You then submit your finished work to the iBookstore with a few simple steps, and before you know it, you're a published author.

I can vouch for that - I boosted one of my books into the iBook Store a couple of weeks ago. Unfortunately, you can't buy proper iBooks here in New Zealand yet, so you can buy my riveting work on what car companies did in wartime in the last century in Sweden, Holland, America, Australia ... but not here.

But if you are interested in authoring the new platform, visit the iBooks Author website for more information.

iBooks Author can be downloaded free from the Mac App Store.

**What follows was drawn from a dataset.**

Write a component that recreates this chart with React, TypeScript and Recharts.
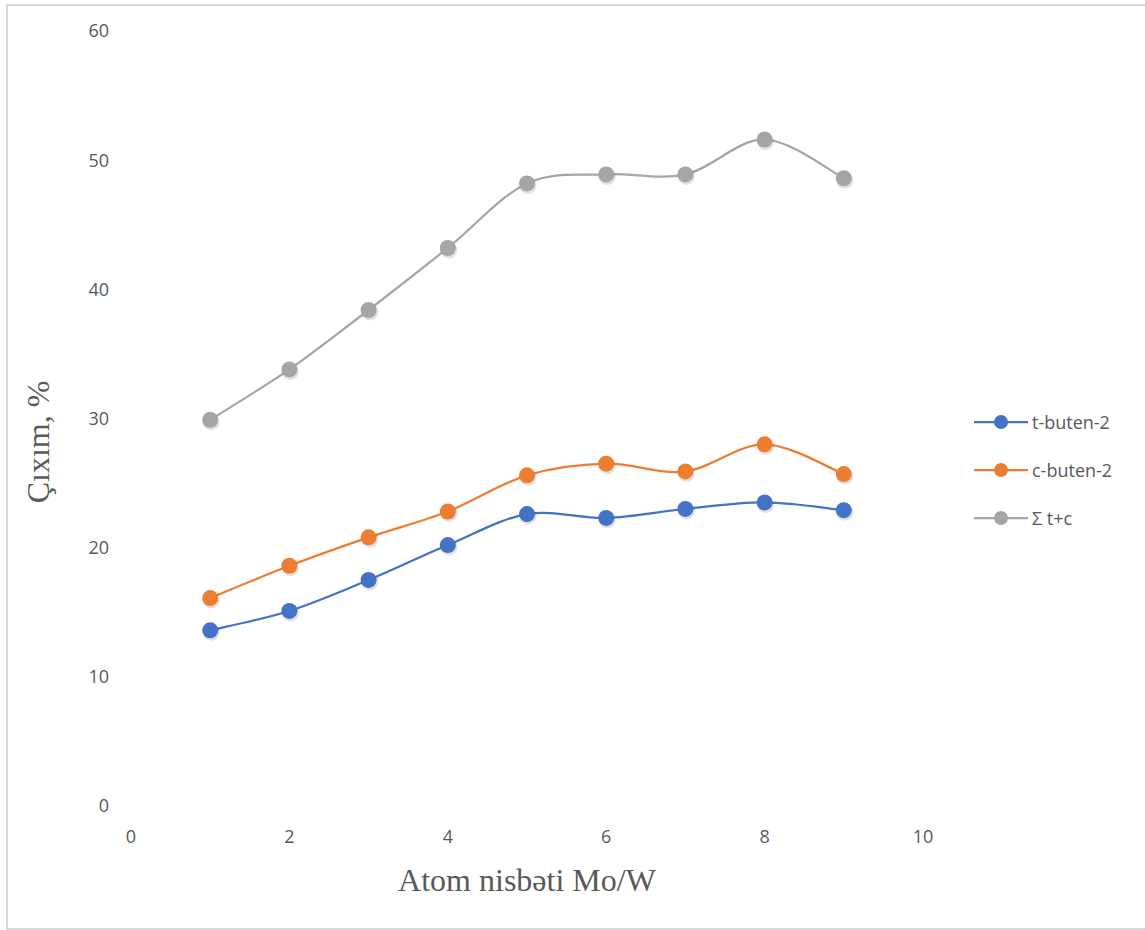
import React from "react";
import { LineChart, Line, XAxis, YAxis, Legend } from "recharts";

const xValues = [1, 2, 3, 4, 5, 6, 7, 8, 9];
const tButen = [13.6, 15.1, 17.5, 20.2, 22.6, 22.3, 23.0, 23.5, 22.9];
const cButen = [16.1, 18.6, 20.8, 22.8, 25.6, 26.5, 25.9, 28.0, 25.7];
const sumTC = [29.9, 33.8, 38.4, 43.2, 48.2, 48.9, 48.9, 51.6, 48.6];
const xTicks = [0, 2, 4, 6, 8, 10];
const yTicks = [0, 10, 20, 30, 40, 50, 60];

const seriesNames = ["t-buten-2", "c-buten-2", "Σ t+c"];
const colors = ["#4472C4", "#ED7D31", "#A5A5A5"];

const data = xValues.map((x, i) => ({
  x,
  t: tButen[i],
  c: cButen[i],
  s: sumTC[i],
}));

// Excel-like smooth curve (Catmull-Rom bezier)
const excelCurve = (context: any) => {
  let pts: number[][] = [];
  return {
    areaStart() {},
    areaEnd() {},
    lineStart() {
      pts = [];
    },
    point(x: number, y: number) {
      pts.push([+x, +y]);
    },
    lineEnd() {
      if (!pts.length) return;
      context.moveTo(pts[0][0], pts[0][1]);
      for (let i = 0; i < pts.length - 1; i++) {
        const p0 = pts[i - 1] || pts[i];
        const p1 = pts[i];
        const p2 = pts[i + 1];
        const p3 = pts[i + 2] || pts[i + 1];
        const c1x = p1[0] + (p2[0] - p0[0]) / 6;
        const c1y = p1[1] + (p2[1] - p0[1]) / 6;
        const c2x = p2[0] - (p3[0] - p1[0]) / 6;
        const c2y = p2[1] - (p3[1] - p1[1]) / 6;
        context.bezierCurveTo(c1x, c1y, c2x, c2y, p2[0], p2[1]);
      }
    },
  };
};

const makeDot = (color: string) => (props: any) => {
  const { cx, cy, index } = props;
  if (cx == null || cy == null) return <g key={index} />;
  return (
    <g key={index}>
      <circle cx={cx + 1} cy={cy + 2} r={8.5} fill="rgba(0,0,0,0.12)" />
      <circle cx={cx} cy={cy} r={8} fill={color} />
    </g>
  );
};

const legendContent = () => (
  <div style={{ fontFamily: "'Open Sans', sans-serif", fontSize: 18, color: "#595959" }}>
    {seriesNames.map((n, i) => (
      <div key={n} style={{ display: "flex", alignItems: "center", height: 48 }}>
        <svg width={58} height={20} style={{ marginRight: 2 }}>
          <line x1={2} y1={10} x2={56} y2={10} stroke={colors[i]} strokeWidth={2.25} />
          <circle cx={29} cy={10} r={7} fill={colors[i]} />
        </svg>
        <span>{n}</span>
      </div>
    ))}
  </div>
);

const tickStyle = { fontFamily: "'Open Sans', sans-serif", fontSize: 18, fill: "#595959" };

export default function App() {
  return (
    <div
      style={{
        position: "absolute",
        left: 0,
        top: 0,
        width: 1145,
        height: 930,
        overflow: "hidden",
        background: "#fff",
      }}
    >
      <div
        style={{
          position: "absolute",
          left: 6,
          top: 4,
          width: 1160,
          height: 922,
          border: "2px solid #D9D9D9",
        }}
      />
      <div style={{ position: "absolute", left: 0, top: 0 }}>
        <LineChart
          width={1145}
          height={930}
          data={data}
          margin={{ top: 31, right: 222, left: 71, bottom: 94 }}
        >
          <XAxis
            dataKey="x"
            type="number"
            domain={[0, 10]}
            ticks={xTicks}
            axisLine={false}
            tickLine={false}
            tickMargin={18}
            height={30}
            tick={tickStyle}
          />
          <YAxis
            type="number"
            domain={[0, 60]}
            ticks={yTicks}
            axisLine={false}
            tickLine={false}
            tickMargin={16}
            width={60}
            tick={tickStyle}
          />
          <Legend
            content={legendContent}
            layout="horizontal"
            verticalAlign="middle"
            align="center"
            wrapperStyle={{ left: 972, top: 398, width: 170 }}
          />
          <Line
            dataKey="t"
            name={seriesNames[0]}
            stroke={colors[0]}
            strokeWidth={2.25}
            type={excelCurve as any}
            dot={makeDot(colors[0])}
            activeDot={false}
            isAnimationActive={false}
          />
          <Line
            dataKey="c"
            name={seriesNames[1]}
            stroke={colors[1]}
            strokeWidth={2.25}
            type={excelCurve as any}
            dot={makeDot(colors[1])}
            activeDot={false}
            isAnimationActive={false}
          />
          <Line
            dataKey="s"
            name={seriesNames[2]}
            stroke={colors[2]}
            strokeWidth={2.25}
            type={excelCurve as any}
            dot={makeDot(colors[2])}
            activeDot={false}
            isAnimationActive={false}
          />
        </LineChart>
      </div>
      <div
        style={{
          position: "absolute",
          left: 38,
          top: 442,
          transform: "translate(-50%, -50%) rotate(-90deg)",
          fontFamily: "'Liberation Serif', 'Times New Roman', serif",
          fontSize: 32,
          color: "#595959",
          whiteSpace: "nowrap",
        }}
      >
        Çıxım, %
      </div>
      <div
        style={{
          position: "absolute",
          left: 527,
          top: 880,
          transform: "translate(-50%, -50%)",
          fontFamily: "'Liberation Serif', 'Times New Roman', serif",
          fontSize: 32,
          color: "#595959",
          whiteSpace: "nowrap",
        }}
      >
        Atom nisbəti Mo/W
      </div>
    </div>
  );
}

The latest version of Book Proofer is now available in the Deliver Your Content module; Book Proofer 1.0.1 offers compatibility with iBooks 2. (That's if you are already signed up as a content developer.)

iTunes Producer 2.5.1 is required to deliver Multi-Touch books or textbooks created using iBooks Author.

The conditions of use have also changed slightly: "An updated version of the eBook Agency/Commissionaire Distribution Agreement is available. A Legal user for your account must go to the Contracts, Tax & Banking module to view the update and agree to the new terms."

At the same time, there;s an iTunes update that wasn't available in New Zealand when I checked. iTunes 10.5.3 (I'm still on 10.5.2) will allow you to sync interactive iBooks textbooks to iPads. These Multi-Touch textbooks are available for purchase from the iTunes Store on your Mac or from the iBookstore included with iBooks 2 on your iPad - but no word on whether we will actually get this facility in New Zealand. As I said earlier, we don't have proper iBook support yet.

But try 'Check for Updates' in the iTunes menu when iTunes is open.
All in all, it's not an earth shattering announcement, but it's interesting. I guess at the end all I can say is 'watch this space' as Amazon, with Kindle, and other book-reader tablets, react.